The project, “Accessing located media through new forms of personal device: a public dialogue”, led by Dr Kirsten Cater and Dr Mike Fraser from Bristol University’s Department of Computer Science began in October 2006 and is funded by an EPSRC Partnerships for Public Engagement Grant.
Nailsea School was selected in September 2006 to be one of the schools in the Building Schools for the Future (BSF) project funded by the Department of Education and Skills (DfES). It will provide Nailsea with a new state-of-the-art school within three years, costing approximately £28.8 million and will be the single largest building project undertaken by the authority.
Over 12 sessions 15 pupils were introduced to the technology, the software they would be using and they discussed the different stakeholders involved in the new school (e.g. builders, visitors, pupils) and what designs and facilities they would like to see in the new school.
The pupils then created their own mediascape using the Mobile Bristol authoring tool, to get across their opinions and designs for a particular stakeholder from those identified. The goal was to see how the pupils would use the software and think about the content and context of the information they were choosing and delivering via the mediascape platform.
In the final few sessions the pupils were introduced to a robot called the “Limbot”. The robot uses an arm as the primary means of communication between the robot and the user. The pupils used the robot to point at parts of their mediascape by recording a sequence, e.g. movement, and then playing it for others to experience.
Dr Kirsten Cater said: “We chose to work with Nailsea School as they have specialist status in Media and Technology which was appropriate for the project. It is important to the school to engage the community at large in what the design of a new school should offer, including its own pupils.
“As part of this project we have been helping the pupils articulate their thoughts and opinions on what the new school should be like by enabling them to demonstrate different designs using located mediascapes.”
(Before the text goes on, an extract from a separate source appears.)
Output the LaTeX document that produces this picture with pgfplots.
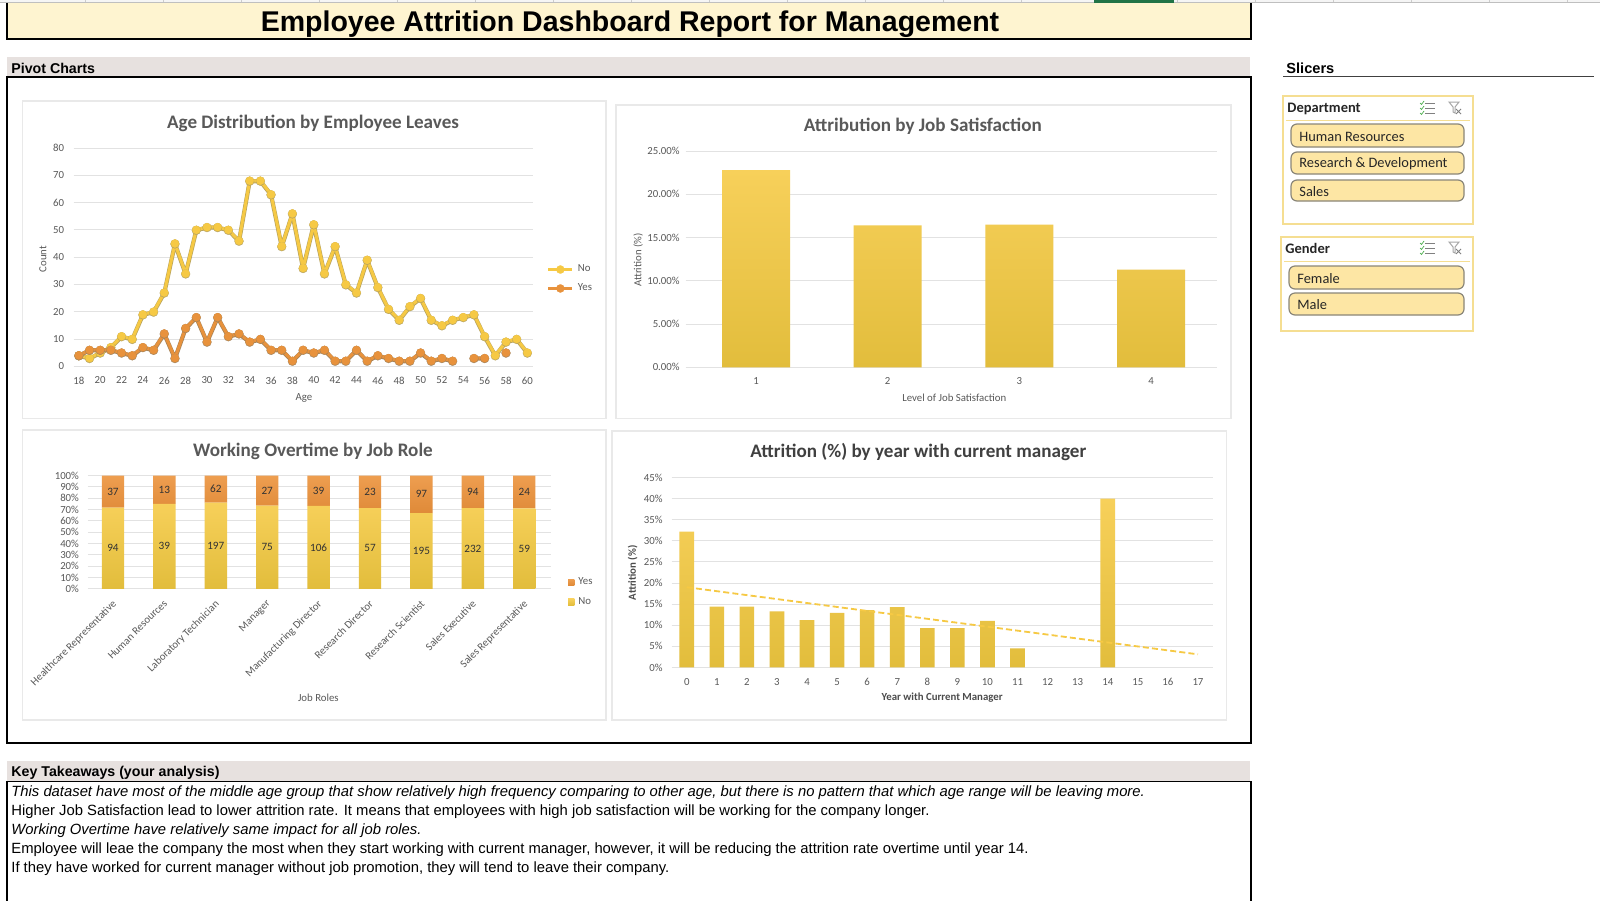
\documentclass[border=0pt]{standalone}
\usepackage{fontspec}
\usepackage{pgfplots}
\usepackage{pgfplotstable}
\pgfplotsset{compat=1.18}
\setmainfont{Carlito}
\newfontfamily\arial{Liberation Sans}
\newcommand{\fs}[1]{\fontsize{#1}{#1}\selectfont}
\definecolor{txt}{HTML}{595959}
\definecolor{ylw}{HTML}{F6C944}
\definecolor{org}{HTML}{E8923C}
\definecolor{ylws}{HTML}{B9A45E}
\definecolor{orgs}{HTML}{A88458}
\definecolor{gridc}{HTML}{E2E2E2}
\definecolor{framec}{HTML}{E9E9E9}
\definecolor{strip}{HTML}{E7E1DF}
\definecolor{banner}{HTML}{FEF4D0}
\definecolor{slb}{HTML}{F5DE92}
\definecolor{slf}{HTML}{FDE6A4}
\definecolor{slg}{HTML}{8A8678}
\definecolor{xlgreen}{HTML}{217346}
\pgfplotstableread{
age no yes
18 4 4
19 3 6
20 5 6
21 7 6
22 11 5
23 10 4
24 19 7
25 20 6
26 27 12
27 45 3
28 34 14
29 50 18
30 51 9
31 51 18
32 50 11
33 46 12
34 68 9
35 68 10
36 63 6
37 44 6
38 56 2
39 36 6
40 52 5
41 34 6
42 44 2
43 30 2
44 27 6
45 39 2
46 29 4
47 21 3
48 17 2
49 22 2
50 25 5
51 17 2
52 15 3
53 17 2
54 18 nan
55 19 3
56 11 3
57 4 nan
58 9 5
59 10 nan
60 5 nan
}\agetable
\pgfplotstableread{
x no yes
0 71.76 28.24
1 75.00 25.00
2 76.06 23.94
3 73.53 26.47
4 73.10 26.90
5 71.25 28.75
6 66.78 33.22
7 71.17 28.83
8 71.08 28.92
}\roletable
\pgfplotstableread{
x y c
0 35.88 94
1 37.50 39
2 38.03 197
3 36.77 75
4 36.55 106
5 35.63 57
6 33.39 195
7 35.59 232
8 35.54 59
0 85.88 37
1 87.50 13
2 88.03 62
3 86.77 27
4 86.55 39
5 85.63 23
6 83.39 97
7 85.59 94
8 85.54 24
}\rolelabels
\pgfplotsset{
  dash/.style={
    scale only axis, axis line style={draw=none},
    major tick length=0pt, ymajorgrids,
    grid style={gridc,line width=0.5pt},
    /pgf/number format/assume math mode=true,
    tick label style={font=\fs{5.4},text=txt},
    every axis title shift=0pt,
    title style={font=\bfseries\fs{9.55},text=txt,anchor=center},
    label style={font=\fs{5.4},text=txt,anchor=center},
  },
  ybar fill/.style={draw=none,top color=ylwt,middle color=ylwm,bottom color=ylwb},
}
\definecolor{ylwt}{HTML}{F7D05A}
\definecolor{ylwm}{HTML}{F9CF48}
\definecolor{ylwb}{HTML}{E2BD3C}
\definecolor{orgt}{HTML}{EE9E50}
\definecolor{orgb}{HTML}{DF8A38}
\begin{document}
\begin{tikzpicture}[x=0.5pt,y=-0.5pt]
\path[use as bounding box] (0,0) rectangle (1600,900);
\fill[white] (0,0) rectangle (1600,900);
% sheet header
\fill[gray!8] (0,0) rectangle (1600,2);
\draw[gray!50,line width=0.4pt] (0,2.2)--(1600,2.2);
\foreach \k in {0,...,19}{\draw[gray!40,line width=0.3pt] ({85.4+78*\k},0)--({85.4+78*\k},2);}
\fill[xlgreen] (1094,0) rectangle (1174,3);
% banner
\fill[banner] (7,3) rectangle (1251,39);
\draw[black,line width=0.6pt] (7,3)--(7,39)--(1251,39)--(1251,3);
\node[anchor=center,font=\arial\bfseries\fs{14.26}] at (630,24) {Employee Attrition Dashboard Report for Management};
% pivot section
\fill[strip] (7,57) rectangle (1250,76);
\node[anchor=west,inner sep=0pt,font=\arial\bfseries\fs{7.1}] at (11,68) {Pivot Charts};
\draw[black,line width=0.8pt] (7,77) rectangle (1251,743);
% key takeaways
\fill[strip] (7,761) rectangle (1250,781);
\node[anchor=west,inner sep=0pt,font=\arial\bfseries\fs{7.1}] at (11,773) {Key Takeaways (your analysis)};
\draw[black,line width=0.8pt] (7,781.5) rectangle (1251,905);
\begin{scope}[every node/.style={anchor=west,inner sep=0pt,font=\arial\fs{7.41}}]
\node at (11,793) {\itshape This dataset have most of the middle age group that show relatively high frequency comparing to other age, but there is no pattern that which age range will be leaving more.};
\node at (11,812) {Higher Job Satisfaction lead to lower attrition rate. It means that employees with high job satisfaction will be working for the company longer.};
\node at (11,831) {\itshape Working Overtime have relatively same impact for all job roles.};
\node at (11,850) {Employee will leae the company the most when they start working with current manager, however, it will be reducing the attrition rate overtime until year 14.};
\node at (11,869) {If they have worked for current manager without job promotion, they will tend to leave their company.};
\end{scope}
% slicers
\node[anchor=west,inner sep=0pt,font=\arial\bfseries\fs{7.3}] at (1286,68) {Slicers};
\draw[black!75,line width=0.7pt] (1283,76.5)--(1594,76.5);
\newcommand{\slbutton}[4]{%
 \filldraw[fill=slf,draw=slg,line width=0.6pt,rounded corners=3pt] (#1,#2) rectangle (1464,#3);
 \node[anchor=west,inner sep=0pt,font=\fs{7.2},text=black!85] at (#1+8,{(#2+#3)/2+1}) {#4};}
\newcommand{\slicon}[1]{%
 \begin{scope}[shift={(0,#1)}]
 \draw[gray,line width=0.4pt] (1425,-5)--(1435,-5) (1425,0)--(1435,0) (1425,5)--(1435,5);
 \draw[green!55!black!70,line width=0.35pt] (1420,-5)--(1421.5,-3.5)--(1424,-7) (1420,0)--(1421.5,1.5)--(1424,-2) (1420,5)--(1421.5,6.5)--(1424,3);
 \draw[gray!70,line width=0.5pt] (1449,-6)--(1459,-6)--(1455,-1)--(1455,5)--(1453,4)--(1453,-1)--cycle;
 \draw[gray,line width=0.5pt] (1456,1)--(1461,6) (1461,1)--(1456,6);
 \end{scope}}
\draw[slb,line width=0.6pt] (1283,96) rectangle (1473,224);
\node[anchor=west,inner sep=0pt,font=\bfseries\fs{7.25},text=black!85] at (1287,109) {Department};
\slicon{108}
\draw[slb,line width=0.5pt] (1286,120)--(1470,120);
\slbutton{1291}{124}{147}{Human Resources}
\slbutton{1291}{152}{174}{Research \& Development}
\slbutton{1291}{180}{201}{Sales}
\draw[slb,line width=0.6pt] (1281,237) rectangle (1473,331);
\node[anchor=west,inner sep=0pt,font=\bfseries\fs{7.25},text=black!85] at (1285,248) {Gender};
\slicon{248}
\draw[slb,line width=0.5pt] (1284,261)--(1470,261);
\slbutton{1289}{266}{289}{Female}
\slbutton{1289}{293}{315}{Male}
% chart frames
\draw[framec,line width=0.7pt] (22.5,101) rectangle (606,418.5);
\draw[framec,line width=0.7pt] (616,105) rectangle (1231,418.5);
\draw[framec,line width=0.7pt] (22.5,430) rectangle (606,720);
\draw[framec,line width=0.7pt] (612,431) rectangle (1226.5,720);

% ---- chart 1
\begin{axis}[dash,at={(36.75pt,-183.15pt)},anchor=south west,width=229.6pt,height=109.15pt,
  xmin=17.5,xmax=60.5,ymin=0,ymax=80,
  xtick={18,20,...,60},ytick={0,10,...,80},
  title={Age Distribution by Employee Leaves},
  title style={at={(axis description cs:0.5216,1.112)}},
  xlabel={Age},xlabel style={at={(axis description cs:0.502,-0.145)}},
  ylabel={Count},ylabel style={at={(axis description cs:-0.0666,0.4915)}},
  xticklabel style={yshift=-1.7pt},yticklabel style={xshift=-1.2pt},
  unbounded coords=jump,
  legend style={at={(1.03,0.40)},anchor=west,draw=none,fill=none,font=\fs{5.4},text=txt,
     inner sep=0pt,row sep=0.5pt,/tikz/every even column/.append style={column sep=1pt}},
  legend cell align=left,
  legend image code/.code={\draw[#1,mark repeat=2,mark phase=2] plot coordinates {(0pt,0pt)(6pt,0pt)(12pt,0pt)};},
]
\addplot[forget plot,ylws,line width=2.1pt,line join=round,mark=*,mark size=2.25pt,mark options={line width=0.1pt,draw=ylws,fill=ylws},yshift=-0.2pt] table[x=age,y=no] {\agetable};
\addplot[ylw,line width=1.5pt,line join=round,mark=*,mark size=2.05pt,mark options={line width=0.1pt,draw=ylw,fill=ylw}] table[x=age,y=no] {\agetable};
\addlegendentry{No}
\addplot[forget plot,orgs,line width=2.1pt,line join=round,mark=*,mark size=2.25pt,mark options={line width=0.1pt,draw=orgs,fill=orgs},yshift=-0.2pt] table[x=age,y=yes] {\agetable};
\addplot[org,line width=1.5pt,line join=round,mark=*,mark size=2.05pt,mark options={line width=0.1pt,draw=org,fill=org}] table[x=age,y=yes] {\agetable};
\addlegendentry{Yes}
\end{axis}

% ---- chart 2
\begin{axis}[dash,at={(342.85pt,-183.65pt)},anchor=south west,width=265.8pt,height=108.15pt,
  xmin=0.466,xmax=4.503,ymin=0,ymax=25,
  xtick={1,2,3,4},ytick={0,5,10,15,20,25},
  yticklabels={0.00\%,5.00\%,10.00\%,15.00\%,20.00\%,25.00\%},
  title={Attribution by Job Satisfaction},
  title style={at={(axis description cs:0.446,1.113)}},
  xlabel={Level of Job Satisfaction},xlabel style={at={(axis description cs:0.5052,-0.141)}},
  ylabel={Attrition (\%)},ylabel style={at={(axis description cs:-0.0895,0.4957)}},
  xticklabel style={yshift=-1.7pt},yticklabel style={xshift=0.5pt},
]
\addplot[ybar,bar width=34pt,ybar fill] coordinates {(1,22.8)(2,16.4)(3,16.5)(4,11.3)};
\end{axis}

% ---- chart 3
\begin{axis}[dash,at={(44pt,-294.4pt)},anchor=south west,width=231.5pt,height=56.65pt,
  ybar stacked,bar width=11.2pt,
  xmin=-0.486,xmax=8.52,ymin=0,ymax=100,
  xtick={0,...,8},ytick={0,10,...,100},
  yticklabel={\pgfmathprintnumber{\tick}\%},
  yticklabel style={xshift=-1pt},
  xticklabels={Healthcare Representative,Human Resources,Laboratory Technician,Manager,Manufacturing Director,Research Director,Research Scientist,Sales Executive,Sales Representative},
  xticklabel style={rotate=45,anchor=north east,inner sep=1pt,yshift=-2pt,xshift=-3.05pt},
  title={Working Overtime by Job Role},
  title style={at={(axis description cs:0.486,1.216)}},
  xlabel={Job Roles},xlabel style={at={(axis description cs:0.4975,-0.965)}},
  legend style={at={(1.036,-0.03)},anchor=west,draw=none,fill=none,font=\fs{5.4},text=txt,
     inner sep=0pt,row sep=1pt},
  legend cell align=left,reverse legend,
  legend image code/.code={\fill[#1] (0pt,-1.6pt) rectangle (3.2pt,1.6pt);},
]
\addplot[ybar fill] table[x=x,y=no] {\roletable};
\addlegendentry{No}
\addplot[draw=none,top color=orgt,bottom color=orgb] table[x=x,y=yes] {\roletable};
\addlegendentry{Yes}
\end{axis}
\begin{axis}[at={(44pt,-294.4pt)},anchor=south west,scale only axis,width=231.5pt,height=56.65pt,
  xmin=-0.486,xmax=8.52,ymin=0,ymax=100,hide axis,clip=false]
\addplot[only marks,mark=none,nodes near coords,point meta=explicit symbolic,
  every node near coord/.append style={anchor=center,font=\fs{5.6},text=black!80,inner sep=0pt}]
  table[x=x,y=y,meta=c] {\rolelabels};
\end{axis}

% ---- chart 4
\begin{axis}[dash,at={(335.85pt,-333.7pt)},anchor=south west,width=270.65pt,height=94.95pt,
  xmin=-0.5,xmax=17.5,ymin=0,ymax=45,
  xtick={0,...,17},ytick={0,5,...,45},
  yticklabel={\pgfmathprintnumber{\tick}\%},
  title={Attrition (\%) by year with current manager},
  title style={at={(axis description cs:0.4556,1.134)},text=black!75},
  xlabel={\bfseries Year with Current Manager},xlabel style={at={(axis description cs:0.4995,-0.1612)},text=black!70},
  ylabel={\bfseries Attrition (\%)},ylabel style={at={(axis description cs:-0.072,0.4982)},text=black!70},
  xticklabel style={yshift=-2pt},yticklabel style={xshift=-1pt},
]
\addplot[ybar,bar width=7.3pt,ybar fill] coordinates {(0,32.2)(1,14.4)(2,14.4)(3,13.3)(4,11.2)(5,12.9)(6,13.6)(7,14.3)(8,9.3)(9,9.3)(10,11)(11,4.5)(14,40)};
\addplot[ylw,line width=0.9pt,dash pattern=on 3pt off 1.6pt,mark=none] coordinates {(0,19)(17,3.1)};
\end{axis}
\end{tikzpicture}
\end{document}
Dr Mike Fraser added: “The pupils liked the idea of a physical device to guide groups of stakeholders around the real space on which their mediascape was placed (the playground where the new school buildings were to be built) making the experience more social than using just PDAs. They also enjoyed exploring the difference of recording pointing gestures in-situ, instead of designing them on-screen and then experiencing them on the PDA.”